El viernes nevó mucho en Madrid. Hacía un frío terrible, cuatro bajo cero y, ya al amanecer, tres centímetros de nieve se amontonaban en los parabrisas de los coches y la calzada. Caían copos como flores de algodón, que en nada se parecían a las oníricas y minúsculas figuras geométricas irrepetibles que salen en las películas. Yo miraba la bucólica escena desde mi casa, consciente de que, a la mochila, maleta, abrigo, guantes y casco de todas las mañanas, iba a tener que sumar los pantalones de plástico y los escarpines. Y así fue. Encima del traje, capas y capas de tejidos impermeables y de abrigo, cuidadosamente unas sobre otras para salir, como cada día, rumbo al trabajo en moto.
La carretera, sobre la que todavía no habían puesto sal, los neumáticos duros de mi Honda y el frío, convertían la escena en un poema. Probablemente por esto, fuera yo el único majarón que sacó la moto ese día del garaje.
Los cuatro kilómetros que tengo hasta el despacho fueron un carrusel de emociones. Sin embargo, esto no tiene nada que ver con la nieve pues, para mí, como cada motero, cada viaje lo es. Desde muy pequeño, en mi casa me enseñaron a vivir con pasión y respeto el mundo de las motos. Sobre el sillín y controlándola con un dedo índice en cada maneta aprendes que, de las muchas formar que hay de sentirse libre, una de ella es dar gas por los carriles perdidos en los alrededores de Ronda, por el Duende, el Tajo del Abanico o la Indiana. Quizá por eso, la moto se convierte en un estilo de vida. Y, quizá por eso, cuando salgo del despacho bien entrada la noche, siempre enfadado, el trayecto de vuelta a casa -algo más deprisa de lo que debiera-, son una manera eficaz de pasar diez minutos conmigo mismo. Tercera, cuarta, mientras sueltas el embrague, las cosas vuelven poco a poco a su sitio. En mi caso, cada decisión que he tomado en la vida ha nacido de un trayecto en moto. En moto voy dándole vueltas a estos artículos de periódico, como en moto he repasado decenas de exámenes camino de la universidad, hasta casi saltarme el semáforo de calle Princesa.
Para alguno, su infancia eran recuerdos de un patio de Sevilla. Los míos siempre fueron en moto. A veces, todavía encuentro por mi armario la camiseta azul del moto club C-339, con la propaganda del Nide en la espalda. El mejor sábado por la tarde era aquél en que podía salir con mi padre al campo. Junto con otros ocho o diez poníamos aceite para motores dos tiempos en la gasolinera del Barrio y allá que íbamos, Tajo abajo.
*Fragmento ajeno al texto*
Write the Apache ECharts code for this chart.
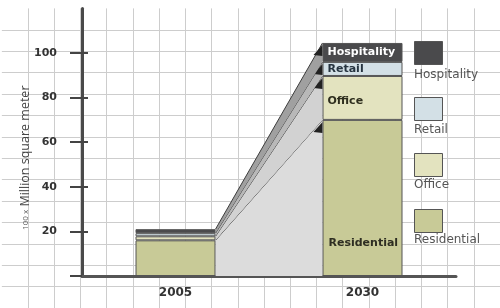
<!DOCTYPE html>
<html>
<head>
<meta charset="utf-8">
<script src="https://cdn.jsdelivr.net/npm/echarts@6/dist/echarts.min.js"></script>
<style>
  html, body { margin: 0; padding: 0; background: #fff; }
  #main { width: 500px; height: 308px; }
</style>
</head>
<body>
<div id="main"></div>
<script>
// values (100 x million square meter)
var years = ['2005', '2030'];
var layers = ['Residential', 'Office', 'Retail', 'Hospitality'];
var residential = [16, 70];
var office = [1.8, 19.7];
var retail = [1.4, 6.3];
var hospitality = [1.8, 8.5];
var yTicks = [20, 40, 60, 80, 100];
var legendOrder = ['Hospitality', 'Retail', 'Office', 'Residential'];

var layerValues = [residential, office, retail, hospitality];
var layerColors = ['#c8ca97', '#e3e3bf', '#d3e0e6', '#4a4a4c'];
var bandColors = ['#dcdcdc', '#d2d2d2', '#b8b8b8', '#a0a0a0'];
var labelColors = ['#2e2e22', '#2e2e1e', '#263440', '#ffffff'];
var BAR_W = 80;

// one band per layer between the two bars: [layer, bottom05, bottom30, top05, top30]
var bandData = [];
var acc = [0, 0];
layerValues.forEach(function (vals, k) {
  bandData.push([k, acc[0], acc[1], acc[0] + vals[0], acc[1] + vals[1]]);
  acc = [acc[0] + vals[0], acc[1] + vals[1]];
});

function renderBand(params, api) {
  var k = api.value(0);
  var xL = api.coord([0, 0])[0] + BAR_W / 2;
  var xR = api.coord([1, 0])[0] - BAR_W / 2;
  var yb05 = api.coord([0, api.value(1)])[1];
  var yb30 = api.coord([1, api.value(2)])[1];
  var yt05 = api.coord([0, api.value(3)])[1];
  var yt30 = api.coord([1, api.value(4)])[1];
  return {
    type: 'group',
    children: [
      {
        type: 'polygon',
        shape: { points: [[xL, yb05], [xL, yt05], [xR, yt30], [xR, yb30]] },
        style: { fill: bandColors[k] }
      },
      {
        type: 'line',
        shape: { x1: xL, y1: yt05, x2: xR, y2: yt30 },
        style: { stroke: '#3c3c3c', lineWidth: 1 }
      },
      {
        type: 'polygon',
        shape: { points: [[xR, yt30 + 2], [xR, yt30 + 13], [xR - 9, yt30 + 12]] },
        style: { fill: '#222' }
      }
    ]
  };
}

function barLabel(k) {
  var lab = {
    show: true,
    position: 'insideLeft',
    distance: 5,
    color: labelColors[k],
    fontFamily: 'DejaVu Sans',
    fontWeight: 'bold',
    fontSize: 11,
    formatter: '{a}'
  };
  if (k === 0) {
    lab.position = [6, '79%'];
    lab.verticalAlign = 'middle';
  }
  if (k === 1) {
    lab.offset = [0, 3];
  }
  return lab;
}

var barSeries = layers.map(function (name, k) {
  return {
    name: name,
    type: 'bar',
    stack: 'total',
    xAxisIndex: 0,
    yAxisIndex: 0,
    barWidth: BAR_W,
    z: 3,
    itemStyle: { color: layerColors[k], borderColor: '#555', borderWidth: 1 },
    data: layerValues[k].map(function (v, i) {
      return { value: v, label: i === 1 ? barLabel(k) : { show: false } };
    })
  };
});

var chart = echarts.init(document.getElementById('main'));
var option = {
  animation: false,
  backgroundColor: '#fff',
  grid: [
    { left: 82, right: 44, top: 8.4, bottom: 32 },
    // background squared paper, same scale as the plot
    { left: 1.87, right: -9.4, top: 8.4, bottom: -12.6 }
  ],
  legend: [
    {
      data: legendOrder,
      orient: 'vertical',
      left: 414,
      top: 41,
      padding: 0,
      itemWidth: 28,
      itemHeight: 23,
      itemGap: 32,
      icon: 'rect',
      formatter: function () { return ''; },
      itemStyle: { borderColor: '#555', borderWidth: 1 },
      textStyle: { fontSize: 1 }
    },
    {
      data: legendOrder,
      orient: 'vertical',
      left: 409,
      top: 69,
      padding: 0,
      itemWidth: 0,
      itemHeight: 0,
      itemGap: 43,
      icon: 'rect',
      itemStyle: { color: 'transparent', borderWidth: 0, opacity: 0 },
      textStyle: { color: '#555', fontFamily: 'DejaVu Sans', fontSize: 12 }
    }
  ],
  xAxis: [
    {
      type: 'category',
      gridIndex: 0,
      data: years,
      axisLine: { lineStyle: { color: '#555', width: 3 } },
      axisTick: { show: false },
      axisLabel: {
        margin: 11,
        color: '#333',
        fontFamily: 'DejaVu Sans',
        fontWeight: 'bold',
        fontSize: 12
      },
      splitLine: { show: false }
    },
    {
      type: 'value',
      gridIndex: 1,
      min: -3,
      max: 16,
      interval: 1,
      axisLine: { show: false },
      axisTick: { show: false },
      axisLabel: { show: false },
      splitLine: { showMinLine: false, lineStyle: { color: '#cdcdcd', width: 1 } }
    }
  ],
  yAxis: [
    {
      type: 'value',
      gridIndex: 0,
      position: 'left',
      min: 0,
      max: 120,
      interval: 20,
      name: '{s|100 x} {m|Million square meter}',
      nameLocation: 'middle',
      nameGap: 50,
      nameMoveOverlap: false,
      nameTextStyle: {
        padding: [0, 31, 0, 0],
        rich: {
          s: { fontSize: 8, color: '#555', fontFamily: 'Open Sans' },
          m: { fontSize: 12.5, color: '#444', fontFamily: 'Open Sans' }
        }
      },
      axisLine: { show: true, lineStyle: { color: '#4a4a4a', width: 3 } },
      axisTick: {
        show: true,
        customValues: [0].concat(yTicks),
        length: 12,
        lineStyle: { color: '#444', width: 2 }
      },
      axisLabel: {
        customValues: yTicks,
        margin: 25,
        padding: [0, 0, 7, 0],
        color: '#333',
        fontFamily: 'DejaVu Sans',
        fontWeight: 'bold',
        fontSize: 11
      },
      splitLine: { show: false }
    },
    {
      type: 'value',
      gridIndex: 0,
      position: 'left',
      min: 0,
      max: 120,
      interval: 20,
      axisLine: { show: false },
      axisTick: {
        show: true,
        inside: true,
        customValues: yTicks,
        length: 6,
        lineStyle: { color: '#444', width: 2 }
      },
      axisLabel: { show: false },
      splitLine: { show: false }
    },
    {
      type: 'value',
      gridIndex: 1,
      min: -20,
      max: 120,
      interval: 10,
      axisLine: { show: false },
      axisTick: { show: false },
      axisLabel: { show: false },
      splitLine: { showMaxLine: false, lineStyle: { color: '#cdcdcd', width: 1 } }
    }
  ],
  series: [
    {
      name: 'bands',
      type: 'custom',
      xAxisIndex: 0,
      yAxisIndex: 0,
      z: 2,
      renderItem: renderBand,
      encode: { x: 0, y: [1, 2, 3, 4] },
      data: bandData
    }
  ].concat(barSeries)
};
chart.setOption(option);
</script>
</body>
</html>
Yo intentaba pegarme a mi vecino Cris, un chavalillo flaco, algo más pequeño que yo, introvertido, pero al que era, y es, un espectáculo verlo conducir. Fuéramos diez o quince, él era el más rápido. Yo, el último, o casi. Detrás de mí siempre venía un tipo con una Huqsbarna, que se aseguraba de que todo saliera bien. Me corregía, intentaba que aprendiera a saltar -sin ningún éxito, todo sea dicho-, que fuera seguro y que disfrutara encima de la moto. Ese tío es el padre de Cris. El mismo que cada domingo subía mi moto en su furgoneta y me llevaba con su familia a Fuengirola o al Puerto de la Torre, Cártama o donde hiciera falta, como uno más.
En realidad, como a Cris había poco que enseñarle, se pasaba la mañana corrigiéndome, hablándome de mecánica, intentando que aprendiera. Los dos sabíamos que de mí no íbamos a sacar al nuevo Kevin Schwantz, pero tampoco hay que serlo para vivir las motos con toda la pasión. Una pasión que implica, ante todo, control.
Cristóbal las conoce y las controla. Y, si algo puede decirse, es que las vive con auténtica pasión. Por eso, cuando vi en el periódico que iba rumbo a América a correr el Dakar, sabía que no había nadie mejor que él para esta aventura. El orgullo que sentí por un hombre de verdad, rumbo a una hazaña que ha perseguido durante años, sólo es comparable al que tendremos todos cuando, triunfante, dé gas de nuevo, por los caminos de Ronda.